Likely related to Hilaria or Elara, associated with cheerfulness or mythic celestial naming.
Elaria orbits the same ancient sky as Elara, the name of one of Zeus's mortal lovers in Greek mythology — a princess of Orchomenus said to have been hidden beneath the earth by the god to protect her from Hera's jealousy. She gave her name to one of Jupiter's moons, discovered in 1905, and so Elara quietly became a name written into the heavens. Elaria extends this celestial root with an Italian or Latinate flourish, the "-ia" suffix common in names like Lavinia, Octavia, and Aria, softening the name into something more operatic.
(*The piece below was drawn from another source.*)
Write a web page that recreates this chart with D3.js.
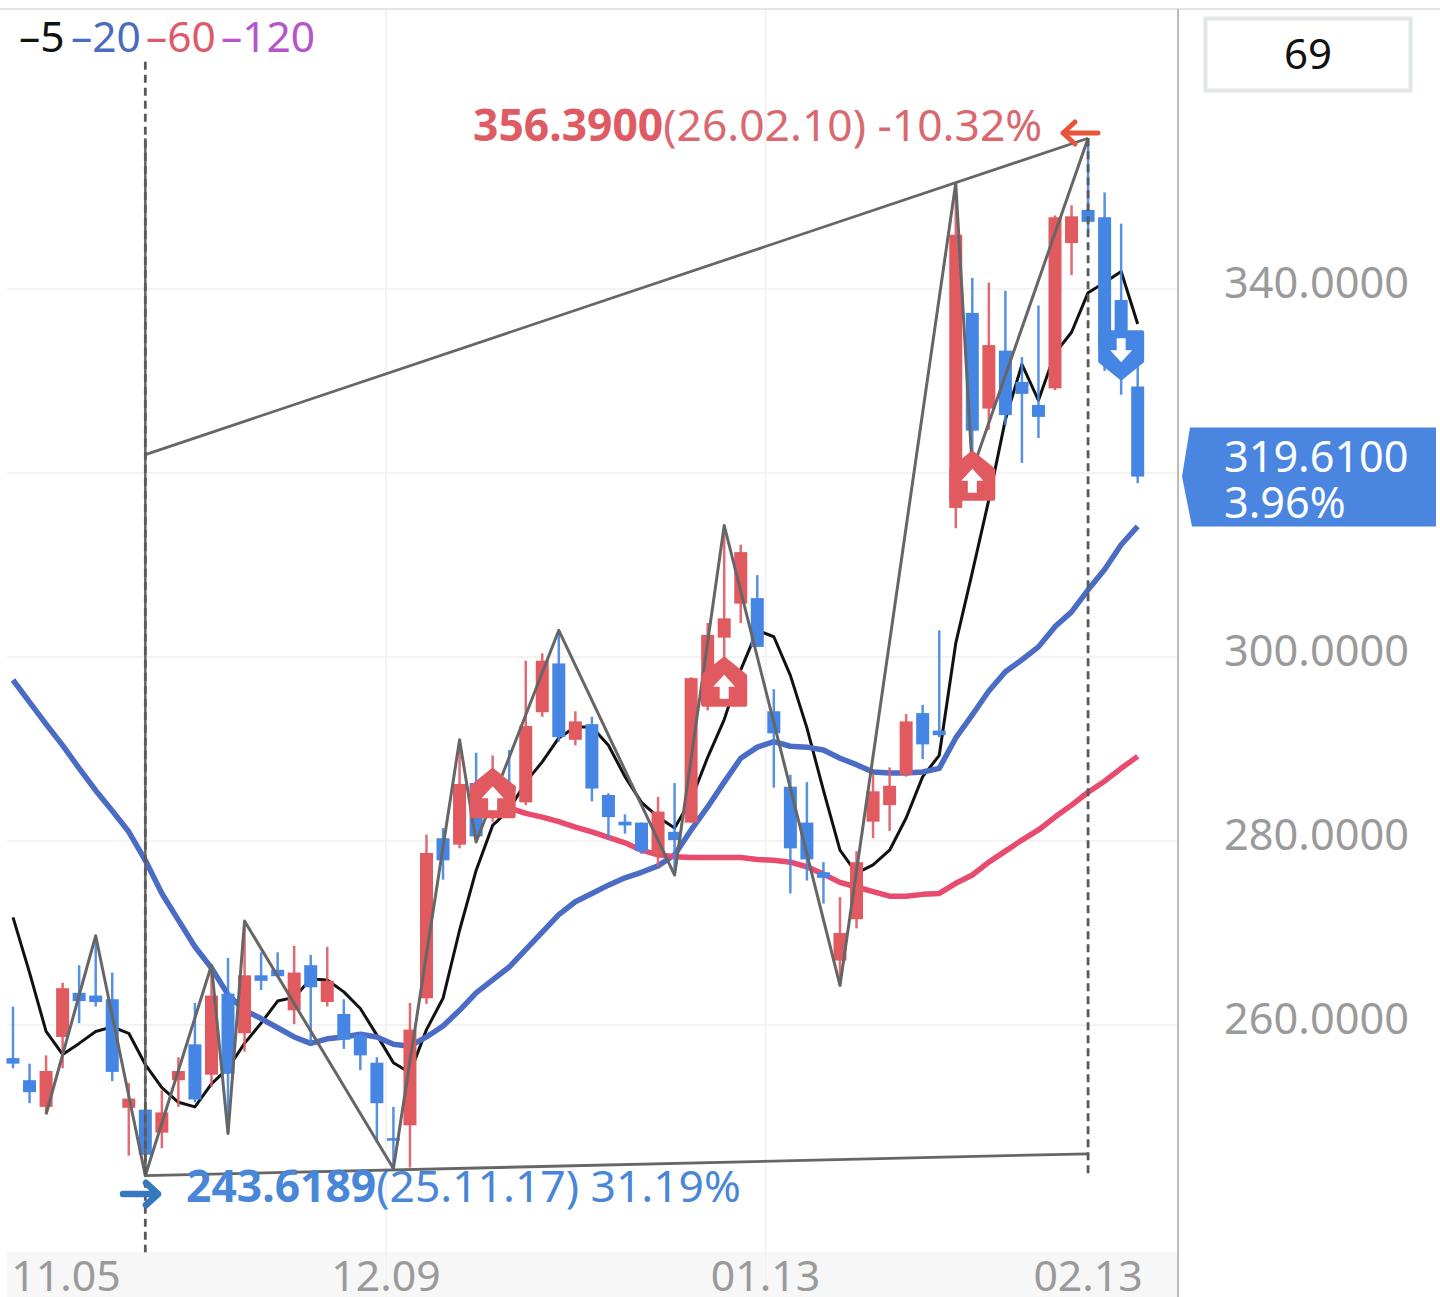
<!DOCTYPE html>
<html><head><meta charset="utf-8">
<script src="https://cdnjs.cloudflare.com/ajax/libs/d3/7.8.5/d3.min.js"></script>
<style>html,body{margin:0;padding:0;background:#fff;overflow:hidden}svg{display:block}text{font-family:"Noto Sans",sans-serif}</style>
</head><body><svg id="c" width="1440" height="1297"></svg>
<script>
const opens=[256.4,254.0,251.1,258.7,263.5,263.2,262.8,251.0,250.8,248.3,
254.0,257.9,254.6,263.4,259.1,265.4,266.0,261.6,266.5,262.5,
261.2,258.9,255.9,247.7,249.1,262.9,280.3,279.6,286.3,282.5,
286.0,284.2,294.0,299.3,291.0,292.7,285.0,282.1,282.0,278.5,
281.0,282.0,294.8,302.1,305.8,306.4,294.1,285.9,282.0,276.6,
267.0,271.5,282.1,283.9,287.2,293.9,292.0,316.2,337.4,327.0,
333.3,329.9,327.4,329.2,345.0,348.6,347.8,338.8,329.4];
const closes=[255.8,252.7,255.0,264.0,262.6,262.5,254.9,252.0,245.9,250.5,
255.0,251.9,263.2,254.7,265.4,264.8,265.3,265.7,264.1,264.8,
258.4,256.7,251.5,247.5,259.5,278.7,277.9,286.2,280.5,286.1,
285.5,292.5,299.6,291.3,293.0,285.7,282.6,281.7,278.9,283.2,
280.1,297.7,302.4,304.2,311.4,301.1,291.7,279.2,278.0,276.0,
270.0,277.7,285.4,286.0,293.0,290.5,291.5,345.9,324.6,333.9,
326.3,328.6,326.1,347.8,347.9,347.3,333.7,333.0,319.61];
const highs=[262.0,255.8,256.7,264.6,266.5,269.7,265.7,253.7,250.8,252.9,
256.5,262.4,266.5,267.3,271.3,267.9,267.9,268.6,267.6,268.5,
262.8,259.2,256.5,251.1,262.4,280.7,281.4,291.0,289.6,289.3,
289.9,299.6,300.4,302.9,294.1,293.5,285.2,282.9,282.0,284.8,
286.3,297.8,303.7,314.3,312.2,308.9,296.5,287.2,286.4,277.7,
273.9,278.9,287.2,288.0,293.8,294.8,302.9,351.5,341.2,340.7,
339.8,332.6,338.2,348.0,349.1,356.39,350.5,347.1,335.2];
const lows=[255.3,251.5,250.3,255.3,260.2,262.0,253.9,245.8,243.62,246.6,
251.1,251.6,253.3,248.2,257.1,263.8,265.3,260.1,258.0,262.0,
257.4,255.1,247.2,244.4,244.5,262.3,275.8,279.2,279.9,282.1,
283.6,283.9,293.5,290.8,290.4,284.3,280.3,280.8,278.6,277.3,
276.3,282.0,294.2,297.5,303.7,301.1,285.8,274.3,275.7,273.2,
264.3,270.5,280.3,281.1,287.0,288.9,291.3,314.0,320.3,324.7,
325.2,321.1,323.8,329.0,341.5,346.4,331.1,328.5,318.9];
const ma5=[271.7,265.7,259.3,256.8,258.0,259.3,259.8,259.1,255.7,253.2,
251.6,251.1,253.6,255.3,258.0,260.2,262.6,263.0,265.0,264.9,
263.6,261.8,258.9,255.9,254.8,259.5,262.9,270.3,276.8,281.7,
283.4,286.4,288.6,291.2,292.4,292.4,290.4,287.0,284.2,282.6,
281.4,284.5,289.1,293.2,298.6,302.9,302.2,298.0,292.3,285.5,
279.0,276.5,277.4,279.0,282.5,287.0,289.3,301.5,309.2,317.1,
325.8,331.8,327.9,333.0,335.3,339.6,340.7,341.9,336.2];
const ma20=[297.5,295.1,292.7,290.4,287.9,285.5,283.3,281.0,277.9,274.3,
271.4,268.5,266.2,263.3,261.6,260.7,259.7,258.7,258.0,258.5,
258.7,259.0,258.7,257.9,257.7,258.7,259.9,261.6,263.5,264.9,
266.3,268.2,270.1,272.0,273.4,274.3,275.2,276.0,276.6,277.3,
278.5,281.2,283.7,286.4,289.0,290.2,290.8,290.3,290.2,289.9,
289.0,288.3,287.5,287.4,287.4,287.5,287.9,291.2,293.7,296.3,
298.4,299.7,301.1,303.3,304.9,307.3,309.5,312.2,314.2];
const ma60Start=29;
const ma60=[283.9,283.6,283.0,282.6,282.1,281.5,281.0,280.4,279.8,279.0,
278.5,278.3,278.2,278.2,278.2,278.2,278.0,277.9,277.7,277.2,
276.4,275.5,275.0,274.5,274.0,274.0,274.2,274.3,275.4,276.3,
277.7,278.9,280.1,281.2,282.6,283.9,285.3,286.5,287.9,289.2];
const zigIdx=[2,5,8,12,13,14,23,27,28,33,40,43,50,57,58,65];
const zigKind=["l","h","l","h","l","h","l","h","l","h","l","h","l","h","l","h"];
const upperChannel=[[8,322.0],[65,356.39]];
const lowerChannel=[[8,243.62],[65,246.0]];
const rangeLeft=[364.7,235.3];
const rangeRight=[356.39,243.4];
const upIdx=[29,43,58], upTip=[287.7,299.8,322.2];
const downIdx=[67], downTip=[330.3];
const yTicks=[260,280,300,320,340];
const yLabels=[260,280,300,340];
const xTickLabels=["11.05","12.09","01.13","02.13"];
const xTickPos=[3.2,22.55,45.5,65];
const xGridPos=[22.55,45.5];
const legendText=["–5","–20","–60","–120"];
const legendColors=["#111111","#4a6cc0","#dc5a6a","#b455cc"];
const legendX=[19,71,146,221];

const RED="#e05a60",BLUE="#4585e3",GREY="#666666";
const svg=d3.select("#c");
const x=d3.scaleLinear().domain([0,68]).range([13,1137.7]);
const y=d3.scaleLinear().domain([260,340]).range([1025,289]);

// frame + grid
svg.append("rect").attr("x",7).attr("y",1252).attr("width",1171).attr("height",45).attr("fill","#f7f7f7");
svg.append("line").attr("x1",0).attr("x2",1440).attr("y1",9).attr("y2",9).attr("stroke","#e4e4e4").attr("stroke-width",2);
svg.append("g").selectAll("line").data(yTicks).join("line")
  .attr("x1",7).attr("x2",1178).attr("y1",d=>y(d)).attr("y2",d=>y(d)).attr("stroke","#f3f3f3").attr("stroke-width",2);
svg.append("g").selectAll("line").data(xGridPos).join("line")
  .attr("x1",d=>x(d)).attr("x2",d=>x(d)).attr("y1",10).attr("y2",1297).attr("stroke","#f3f3f3").attr("stroke-width",2);
svg.append("line").attr("x1",1178).attr("x2",1178).attr("y1",9).attr("y2",1297).attr("stroke","#bcbcbc").attr("stroke-width",2);

// axes labels
const ax=svg.append("g").attr("transform","translate(1224,-8)")
  .call(d3.axisRight(y).tickValues(yLabels).tickFormat(d3.format(".4f")).tickSize(0).tickPadding(0));
ax.select(".domain").remove();
ax.selectAll("text").attr("font-size",43.3).attr("fill","#9a9a9a").attr("dy",null).attr("dominant-baseline","central").style("font-family",'"Noto Sans",sans-serif');
svg.append("g").selectAll("text").data(xTickLabels).join("text")
  .attr("x",(d,i)=>x(xTickPos[i])).attr("y",1291).attr("text-anchor","middle")
  .attr("font-size",42.8).attr("fill","#9a9a9a").text(d=>d);

// moving averages (under candles)
const line=d3.line().x(d=>x(d[0])).y(d=>y(d[1]));
const pts=(a,s=0)=>a.map((v,i)=>[i+s,v]);
const ln=(a,c,w)=>svg.append("path").attr("d",line(a)).attr("fill","none").attr("stroke",c).attr("stroke-width",w).attr("stroke-linejoin","round");
ln(pts(ma5),"#111111",3);
ln(pts(ma20),"#4a6cc4",5.5);
ln(pts(ma60,ma60Start),"#e94b6e",5.5);

// candles
const idx=d3.range(opens.length);
const col=i=>closes[i]>=opens[i]?RED:BLUE;
svg.append("g").selectAll("line").data(idx).join("line")
  .attr("x1",i=>x(i)).attr("x2",i=>x(i)).attr("y1",i=>y(highs[i])).attr("y2",i=>y(lows[i]))
  .attr("stroke",col).attr("stroke-width",2.5).attr("stroke-opacity",.9);
svg.append("g").selectAll("rect").data(idx).join("rect")
  .attr("x",i=>x(i)-6.5).attr("width",13)
  .attr("y",i=>y(Math.max(opens[i],closes[i])))
  .attr("height",i=>Math.max(2.5,Math.abs(y(opens[i])-y(closes[i]))))
  .attr("fill",col);

// zigzag & channel
const zig=zigIdx.map((k,i)=>[k,zigKind[i]==="h"?highs[k]:lows[k]]);
ln(zig,GREY,3);
ln(upperChannel,GREY,2.8);
ln(lowerChannel,GREY,2.8);
// range markers
const dash=(i,r)=>svg.append("line").attr("x1",x(i)).attr("x2",x(i)).attr("y1",y(r[0])).attr("y2",y(r[1])).attr("stroke","#5a5a5a").attr("stroke-width",2.8).attr("stroke-dasharray","8,5");
svg.append("line").attr("x1",x(8)).attr("x2",x(8)).attr("y1",y(highs[65])).attr("y2",y(lows[8])).attr("stroke",GREY).attr("stroke-width",2.5);
dash(8,rangeLeft);
dash(65,rangeRight);

// signal markers
function marker(cx,tip,up,fill){
  const s=up?1:-1,hw=21,h=46,sh=17;
  const p=d3.path();
  p.moveTo(cx,tip);p.lineTo(cx+hw,tip+s*sh);p.lineTo(cx+hw,tip+s*h);p.lineTo(cx-hw,tip+s*h);p.lineTo(cx-hw,tip+s*sh);p.closePath();
  svg.append("path").attr("d",p.toString()).attr("fill",fill).attr("stroke",fill).attr("stroke-width",4).attr("stroke-linejoin","round");
  const a=d3.path(),t=tip+s*16,w=11,hh=12,sw=4.5,b=tip+s*40;
  a.moveTo(cx,t);a.lineTo(cx+w,t+s*hh);a.lineTo(cx+sw,t+s*hh);a.lineTo(cx+sw,b);a.lineTo(cx-sw,b);a.lineTo(cx-sw,t+s*hh);a.lineTo(cx-w,t+s*hh);a.closePath();
  svg.append("path").attr("d",a.toString()).attr("fill","#fff");
}
upIdx.forEach((k,i)=>marker(x(k),y(upTip[i]),true,"#e05a60"));
downIdx.forEach((k,i)=>marker(x(k),y(downTip[i]),false,"#4585e3"));

// high / low annotations
function note(px,base,bold,rest,c1,c2){
  const t=svg.append("text").attr("x",px).attr("y",base).attr("font-size",44.4);
  t.append("tspan").attr("font-weight",700).attr("fill",c1).text(bold);
  t.append("tspan").attr("fill",c2).text(rest);
}
note(473,y(highs[65])+3,"356.3900","(26.02.10) -10.32%","#df5b63","#d9696f");
note(186,y(lows[8])+26,"243.6189","(25.11.17) 31.19%","#4a86d8","#4a86d8");
function arrow(x1,x2,yy,c,w){
  const d=x2>x1?1:-1,h=d3.path();
  h.moveTo(x1,yy);h.lineTo(x2,yy);h.moveTo(x2-d*12,yy-11);h.lineTo(x2,yy);h.lineTo(x2-d*12,yy+11);
  svg.append("path").attr("d",h.toString()).attr("fill","none").attr("stroke",c).attr("stroke-width",w).attr("stroke-linecap","round").attr("stroke-linejoin","round");
}
arrow(1098,1063,133,"#e8563a",5);
arrow(123,158,1194,"#3578be",6.5);

// legend
svg.append("g").selectAll("text").data(legendText).join("text")
  .attr("x",(d,i)=>legendX[i]).attr("y",52).attr("font-size",42.5).attr("fill",(d,i)=>legendColors[i]).text(d=>d);

// value box
svg.append("rect").attr("x",1205.5).attr("y",18.5).attr("width",205).attr("height",72).attr("fill","#fff").attr("stroke","#e3e6e8").attr("stroke-width",4);
svg.append("text").attr("x",1308).attr("y",69).attr("text-anchor","middle").attr("font-size",42).attr("fill","#111").text(String(opens.length));

// current price tag
const last=closes[closes.length-1],ty=y(last);
const tag=d3.path();
tag.moveTo(1190,ty-49);tag.lineTo(1436,ty-49);tag.lineTo(1436,ty+50);tag.lineTo(1192,ty+50);tag.lineTo(1182,ty);tag.closePath();
svg.append("path").attr("d",tag.toString()).attr("fill","#4a86e0");
svg.append("text").attr("x",1224).attr("y",472).attr("font-size",43.2).attr("fill","#fff").text(d3.format(".4f")(last));
svg.append("text").attr("x",1224).attr("y",518).attr("font-size",43.2).attr("fill","#fff").text("3.96%");
</script></body></html>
The name also harmonizes with Eleanor, derived from the Provençal Aliénor, which itself may descend from the Greek Helene — light, torch, moon. Eleanor of Aquitaine, one of the most powerful women of the medieval world, gave that lineage its most famous bearer; Elaria inherits some of that regal resonance while stepping out of Eleanor's long shadow with its own identity. In fantasy literature and gaming, Elaria and its variants have become beloved choices for elven and high-fantasy characters, reinforcing the name's ethereal quality.
Elaria represents a growing taste for names that feel ancient without being common — names with genuine roots that nonetheless have not been claimed by any single famous bearer. It sounds as if it should have been a Roman empress or a Venetian noblewoman, yet it arrives in modern nurseries fresh and unencumbered.